Sorry for your problems. If they were sexed, you would think that they would catch the curled toes and not ship them, but if they are quickly grabbing straight run chicks off a conveyor belt and putting them in a box, it might not be as noticable as you would think. Curled toes is probably a genetic defect and the spraddle legs is probably a physical accident. I think it is strange that you would get 4 in one shipment. With some hatcheries shipping over 100,000 chicks a week during the busy season, you are going to see some problems, but what happened to you sounds like bad luck. If McMurray or anyone else shipped that many injured or misformed chicks regularly, they would be out of business.
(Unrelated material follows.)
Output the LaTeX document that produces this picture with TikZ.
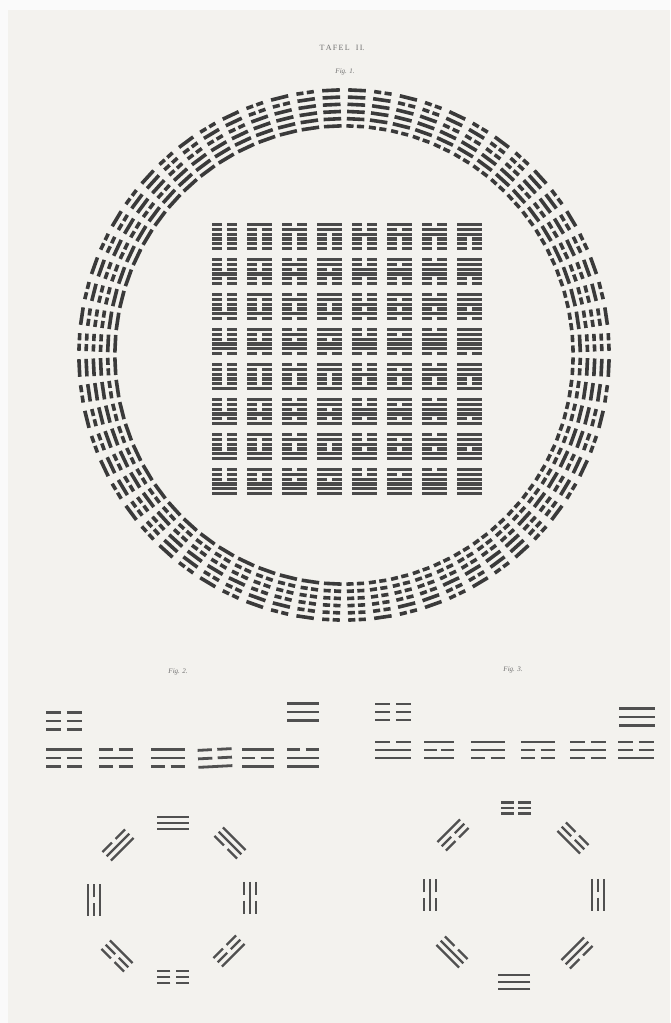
\documentclass[tikz,border=0pt]{standalone}
\usepackage{fontspec}
\setmainfont{Liberation Serif}
\definecolor{paper}{HTML}{F3F2EE}
\definecolor{outer}{HTML}{FAFAFA}
\definecolor{ink}{HTML}{3A3A3A}
\definecolor{inksq}{HTML}{4A4A4A}
\definecolor{inklo}{HTML}{505050}
\definecolor{faint}{HTML}{6E6E6E}
\tikzset{
  ringline/.style={draw=ink,line width=3.6pt},
  sqline/.style={draw=inksq,line width=3.1pt},
  triline/.style={draw=inklo,line width=2.8pt},
  cirline/.style={draw=inklo,line width=2.3pt},
  lbl/.style={text=faint,inner sep=0pt,font=\fontsize{7}{8}\selectfont},
}
% trigram: cx, cy (tikz coords), rotation, half width, pitch, style, bottom, middle, top
\newcommand{\trig}[9]{%
  \begin{scope}[shift={(#1,#2)},rotate=#3]
    \foreach \yy/\bb in {-#5/#7,0/#8,#5/#9}{%
      \ifnum\bb=1
        \draw[#6] (-#4,\yy) -- (#4,\yy);
      \else
        \draw[#6] (-#4,\yy) -- ({-0.16*#4},\yy) ({0.16*#4},\yy) -- (#4,\yy);
      \fi
    }
  \end{scope}}
\begin{document}
\begin{tikzpicture}[x=1pt,y=1pt]
\useasboundingbox (0,0) rectangle (670,1023);
\fill[outer] (0,0) rectangle (670,1023);
\fill[paper] (8,0) rectangle (670,1013);
% title
\node[lbl,font=\fontsize{8}{9}\selectfont] (title) at (342,975) {T\,A\,F\,E\,L\ \ \ I\,I.};
\node[lbl,font=\itshape\fontsize{7}{8}\selectfont] (fig1) at (345,951) {Fig. 1.};
\node[lbl,font=\itshape\fontsize{7}{8}\selectfont] (fig2) at (178,351) {Fig. 2.};
\node[lbl,font=\itshape\fontsize{7}{8}\selectfont] (fig3) at (513,353) {Fig. 3.};
% ring of 64 hexagrams
\foreach \v in {0,...,63}{
  \pgfmathsetmacro\ang{\v>31 ? 90+(63-\v+0.5)*5.625 : 90-(31-\v+0.5)*5.625}
  \begin{scope}[shift={(344,668)},rotate=\ang-90]
    \foreach \i in {0,...,5}{
      \pgfmathtruncatemacro\bit{mod(floor(\v/(2^(5-\i))),2)}
      \pgfmathsetmacro\rr{229+7.2*\i}
      \ifnum\bit=1
        \draw[ringline] (-8.8,\rr) -- (8.8,\rr);
      \else
        \draw[ringline] (-8.8,\rr) -- (-1.7,\rr) (1.7,\rr) -- (8.8,\rr);
      \fi
    }
  \end{scope}
}
% square 8x8
\foreach \r in {0,...,7}{
  \foreach \c in {0,...,7}{
    \pgfmathtruncatemacro\v{8*\r+\c}
    \pgfmathsetmacro\xl{212+35*\c}
    \pgfmathsetmacro\xr{\xl+25}
    \pgfmathsetmacro\xa{\xl+10}
    \pgfmathsetmacro\xb{\xl+15}
    \foreach \i in {0,...,5}{
      \pgfmathtruncatemacro\bit{mod(floor(\v/(2^(5-\i))),2)}
      \pgfmathsetmacro\yy{1023-(223+35*\r+1.6+(5-\i)*4.8)}
      \ifnum\bit=1
        \draw[sqline] (\xl,\yy) -- (\xr,\yy);
      \else
        \draw[sqline] (\xl,\yy) -- (\xa,\yy) (\xb,\yy) -- (\xr,\yy);
      \fi
    }
  }
}
% Fig. 2 row (bottom, middle, top)
\trig{64}{302}{0}{18}{8.5}{triline}{0}{0}{0}
\trig{303}{311}{0}{16}{8.5}{triline}{1}{1}{1}
\trig{64}{265}{0}{18}{8.5}{triline}{0}{0}{1}
\trig{116}{265}{0}{17}{8.5}{triline}{0}{1}{0}
\trig{168}{265}{0}{17}{8.5}{triline}{0}{1}{1}
\trig{215}{265}{3}{17}{8.5}{triline}{1}{0}{0}
\trig{258}{265}{0}{16}{8.5}{triline}{1}{0}{1}
\trig{303}{265}{0}{16}{8.5}{triline}{1}{1}{0}
% Fig. 3 row
\trig{393}{311}{0}{18}{8}{triline}{0}{0}{0}
\trig{637}{306}{0}{18}{8.5}{triline}{1}{1}{1}
\trig{393}{273}{0}{18}{8}{triline}{1}{1}{0}
\trig{439}{273}{0}{15}{8}{triline}{1}{0}{1}
\trig{488}{273}{0}{17}{8}{triline}{0}{1}{1}
\trig{538}{273}{0}{17}{8}{triline}{0}{0}{1}
\trig{588}{273}{0}{18}{8}{triline}{0}{1}{0}
\trig{636}{273}{0}{18}{8}{triline}{1}{0}{0}
% Fig. 2 circle (centre 173,123)
\begin{scope}[shift={(173,123)}]
  \trig{0}{77}{0}{16}{6}{cirline}{1}{1}{1}
  \trig{-55}{55}{45}{16}{6}{cirline}{1}{1}{0}
  \trig{-79}{0}{90}{16}{6}{cirline}{1}{0}{1}
  \trig{-56}{-56}{135}{16}{6}{cirline}{1}{0}{0}
  \trig{0}{-77}{180}{16}{6}{cirline}{0}{0}{0}
  \trig{56}{-51}{225}{16}{6}{cirline}{0}{0}{1}
  \trig{77}{2}{270}{16}{6}{cirline}{0}{1}{0}
  \trig{57}{57}{315}{16}{6}{cirline}{0}{1}{1}
\end{scope}
% Fig. 3 circle (centre 514,128)
\begin{scope}[shift={(514,128)}]
  \trig{2}{87}{0}{15}{5.5}{cirline}{0}{0}{0}
  \trig{-61}{60}{45}{16}{6}{cirline}{0}{0}{1}
  \trig{-84}{0}{90}{16}{6}{cirline}{0}{1}{0}
  \trig{-62}{-57}{135}{16}{6}{cirline}{0}{1}{1}
  \trig{0}{-87}{180}{16}{7}{cirline}{1}{1}{1}
  \trig{63}{-58}{225}{16}{6}{cirline}{1}{1}{0}
  \trig{84}{0}{270}{16}{6}{cirline}{1}{0}{1}
  \trig{59}{57}{315}{16}{6}{cirline}{1}{0}{0}
\end{scope}
\end{tikzpicture}
\end{document}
The weather this time of year can be hard on shipped chicks. Even if you are in a fairly warm area, you don't know what route those chicks actuallty took to get to you. You'll see the number of posts about chicks having problems during shipping go up this time of year. Some post office employees are pretty good about handling chicks and some are not. Just a fact of life. You'll also see a spike in the number of posts about shipping problems right after a holiday. Despite how things are supposed to work or how they should work, a lot of post office employees take time off at the holidays and things just don't go as normal.
I'm not saying your problems with the sick chick is due to shipping. I've had chicks I've hatched not make it through the first 24hours. Some just are not equipped to make it. As others have mentioned, keep it warm and feed it liquid and food. It may make it and it may not.
As an aside, unless you have a really compelling reason to breed it if it does make it, a chick that had those problems would not make it into my breeding flock. I'm not saying to kill it. There are plenty of other reasons to keep a chicken other than breeding, but I would not want those weak genes in my flock's gene pool.